■ Provided records
☆ ☆ ☆ ☆ ☆ ☆ ☆
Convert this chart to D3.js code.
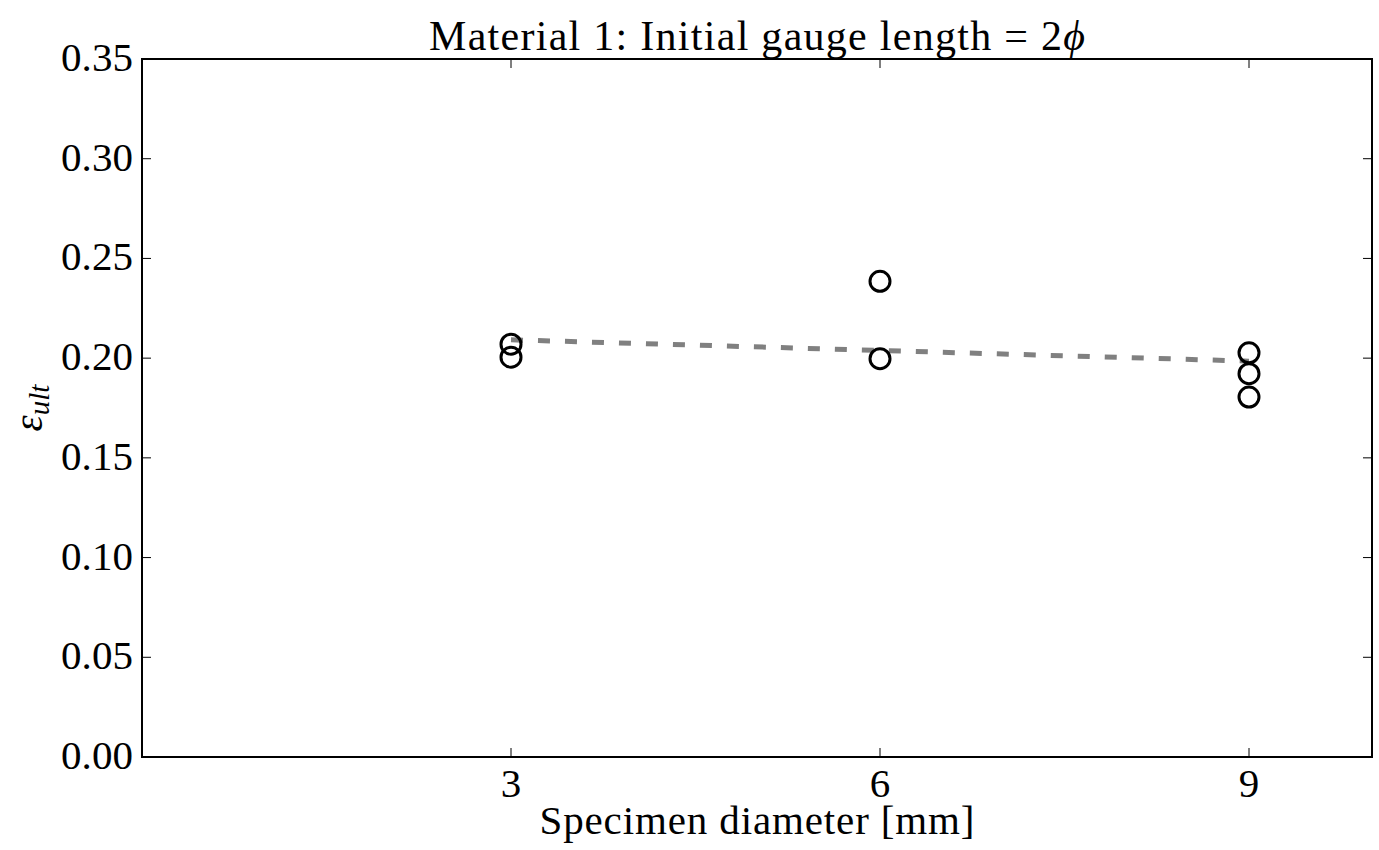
☆ ☆ ☆ ☆ ☆ ☆ ☆
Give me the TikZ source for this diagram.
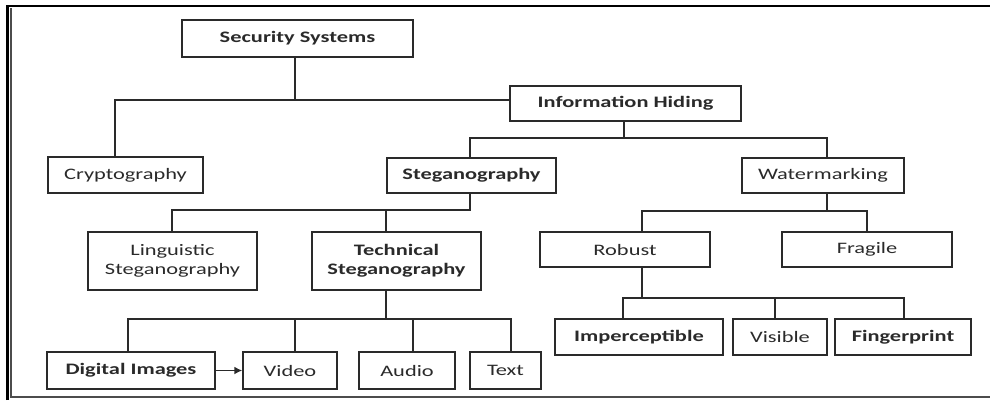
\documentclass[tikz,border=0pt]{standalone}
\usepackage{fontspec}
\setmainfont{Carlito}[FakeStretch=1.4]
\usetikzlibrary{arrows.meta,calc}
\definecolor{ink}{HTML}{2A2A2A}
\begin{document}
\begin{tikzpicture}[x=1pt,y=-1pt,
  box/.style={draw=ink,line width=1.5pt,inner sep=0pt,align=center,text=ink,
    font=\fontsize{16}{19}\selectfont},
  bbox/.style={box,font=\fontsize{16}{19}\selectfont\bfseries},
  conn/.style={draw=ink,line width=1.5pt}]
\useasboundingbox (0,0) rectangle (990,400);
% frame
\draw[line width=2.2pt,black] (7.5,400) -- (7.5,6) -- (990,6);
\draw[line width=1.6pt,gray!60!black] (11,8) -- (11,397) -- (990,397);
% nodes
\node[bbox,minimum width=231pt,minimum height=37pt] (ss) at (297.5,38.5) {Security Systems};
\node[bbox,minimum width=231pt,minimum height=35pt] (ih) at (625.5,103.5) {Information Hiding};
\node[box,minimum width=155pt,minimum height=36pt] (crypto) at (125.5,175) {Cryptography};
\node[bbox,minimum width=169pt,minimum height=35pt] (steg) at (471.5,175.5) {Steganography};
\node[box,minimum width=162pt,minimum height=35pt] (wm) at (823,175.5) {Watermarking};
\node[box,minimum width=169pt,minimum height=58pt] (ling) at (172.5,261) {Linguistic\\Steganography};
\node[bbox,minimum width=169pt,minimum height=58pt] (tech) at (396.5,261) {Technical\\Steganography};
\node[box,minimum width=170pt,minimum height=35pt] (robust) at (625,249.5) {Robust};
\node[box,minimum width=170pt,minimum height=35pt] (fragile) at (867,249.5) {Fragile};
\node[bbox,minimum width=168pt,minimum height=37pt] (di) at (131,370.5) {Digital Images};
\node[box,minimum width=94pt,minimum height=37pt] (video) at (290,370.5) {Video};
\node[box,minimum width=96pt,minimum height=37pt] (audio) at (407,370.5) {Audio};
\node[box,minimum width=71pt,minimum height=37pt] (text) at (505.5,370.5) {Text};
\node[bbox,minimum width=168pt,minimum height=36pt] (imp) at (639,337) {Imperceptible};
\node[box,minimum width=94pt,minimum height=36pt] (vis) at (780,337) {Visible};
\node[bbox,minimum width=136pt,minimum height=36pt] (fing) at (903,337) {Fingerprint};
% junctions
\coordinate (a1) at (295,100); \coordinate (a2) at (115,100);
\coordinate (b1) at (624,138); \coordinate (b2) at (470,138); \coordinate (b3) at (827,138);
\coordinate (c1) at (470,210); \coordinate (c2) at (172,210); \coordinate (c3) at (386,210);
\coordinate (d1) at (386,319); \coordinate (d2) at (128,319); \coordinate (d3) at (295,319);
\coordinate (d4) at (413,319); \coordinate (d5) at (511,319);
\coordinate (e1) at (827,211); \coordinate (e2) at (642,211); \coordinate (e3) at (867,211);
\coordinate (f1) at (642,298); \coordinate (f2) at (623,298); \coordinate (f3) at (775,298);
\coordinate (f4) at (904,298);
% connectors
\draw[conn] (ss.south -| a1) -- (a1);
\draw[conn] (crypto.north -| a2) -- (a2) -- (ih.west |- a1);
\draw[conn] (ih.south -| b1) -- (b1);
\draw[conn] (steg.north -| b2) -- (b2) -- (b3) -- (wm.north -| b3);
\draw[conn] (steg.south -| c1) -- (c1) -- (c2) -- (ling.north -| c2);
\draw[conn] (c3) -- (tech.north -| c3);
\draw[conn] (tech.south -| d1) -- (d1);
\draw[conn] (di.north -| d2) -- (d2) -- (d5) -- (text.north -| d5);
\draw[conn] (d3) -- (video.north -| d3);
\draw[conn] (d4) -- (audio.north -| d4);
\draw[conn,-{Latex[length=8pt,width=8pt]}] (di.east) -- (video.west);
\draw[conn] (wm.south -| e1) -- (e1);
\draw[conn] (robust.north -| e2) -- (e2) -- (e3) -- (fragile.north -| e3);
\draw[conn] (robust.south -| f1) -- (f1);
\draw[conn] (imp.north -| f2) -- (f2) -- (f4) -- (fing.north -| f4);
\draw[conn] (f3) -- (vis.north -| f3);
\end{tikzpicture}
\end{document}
☆ ☆ ☆ ☆ ☆ ☆ ☆
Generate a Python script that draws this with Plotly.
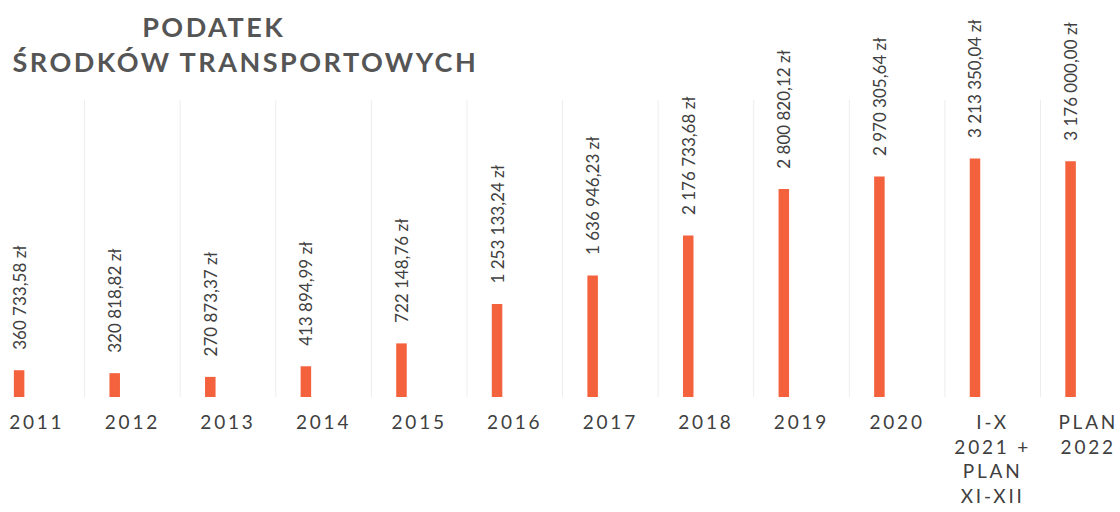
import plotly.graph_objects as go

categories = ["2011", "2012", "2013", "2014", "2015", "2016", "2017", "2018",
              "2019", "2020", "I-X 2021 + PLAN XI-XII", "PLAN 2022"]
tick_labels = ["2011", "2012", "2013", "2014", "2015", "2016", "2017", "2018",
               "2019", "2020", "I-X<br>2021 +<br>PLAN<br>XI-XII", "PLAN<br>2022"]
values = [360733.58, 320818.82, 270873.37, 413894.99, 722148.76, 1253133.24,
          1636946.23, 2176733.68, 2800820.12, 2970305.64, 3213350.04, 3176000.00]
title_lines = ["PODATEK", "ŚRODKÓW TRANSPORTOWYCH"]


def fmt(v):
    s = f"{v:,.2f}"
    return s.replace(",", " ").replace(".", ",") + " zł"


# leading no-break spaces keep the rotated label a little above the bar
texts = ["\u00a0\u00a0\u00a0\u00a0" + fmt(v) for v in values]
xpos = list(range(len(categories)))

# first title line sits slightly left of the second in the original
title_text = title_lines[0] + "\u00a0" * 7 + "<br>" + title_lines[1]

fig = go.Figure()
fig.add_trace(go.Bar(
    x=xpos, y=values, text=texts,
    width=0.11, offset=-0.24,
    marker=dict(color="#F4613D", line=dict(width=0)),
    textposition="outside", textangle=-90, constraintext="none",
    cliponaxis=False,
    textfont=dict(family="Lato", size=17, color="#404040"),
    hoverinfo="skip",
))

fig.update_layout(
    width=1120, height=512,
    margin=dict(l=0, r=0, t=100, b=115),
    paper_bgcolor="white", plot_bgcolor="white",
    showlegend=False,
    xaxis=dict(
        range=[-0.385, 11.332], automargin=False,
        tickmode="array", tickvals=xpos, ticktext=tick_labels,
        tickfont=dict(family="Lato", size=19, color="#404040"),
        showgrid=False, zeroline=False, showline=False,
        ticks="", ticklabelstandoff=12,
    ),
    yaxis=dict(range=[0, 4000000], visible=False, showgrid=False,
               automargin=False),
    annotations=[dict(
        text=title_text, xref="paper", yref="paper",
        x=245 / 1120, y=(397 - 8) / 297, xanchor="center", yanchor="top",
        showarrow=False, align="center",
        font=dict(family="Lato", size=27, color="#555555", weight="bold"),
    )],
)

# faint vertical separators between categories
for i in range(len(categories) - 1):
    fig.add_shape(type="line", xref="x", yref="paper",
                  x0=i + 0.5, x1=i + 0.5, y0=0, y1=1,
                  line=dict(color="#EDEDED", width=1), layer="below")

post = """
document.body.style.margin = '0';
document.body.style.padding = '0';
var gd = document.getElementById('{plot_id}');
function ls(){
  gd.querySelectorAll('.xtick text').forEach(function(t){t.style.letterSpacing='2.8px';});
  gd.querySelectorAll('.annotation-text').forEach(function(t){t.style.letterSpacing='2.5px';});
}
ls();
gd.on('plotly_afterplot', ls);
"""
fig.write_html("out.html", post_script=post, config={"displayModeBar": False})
☆ ☆ ☆ ☆ ☆ ☆ ☆
Find how many lines of the material carry the string "this". Only the number should be in the answer.

3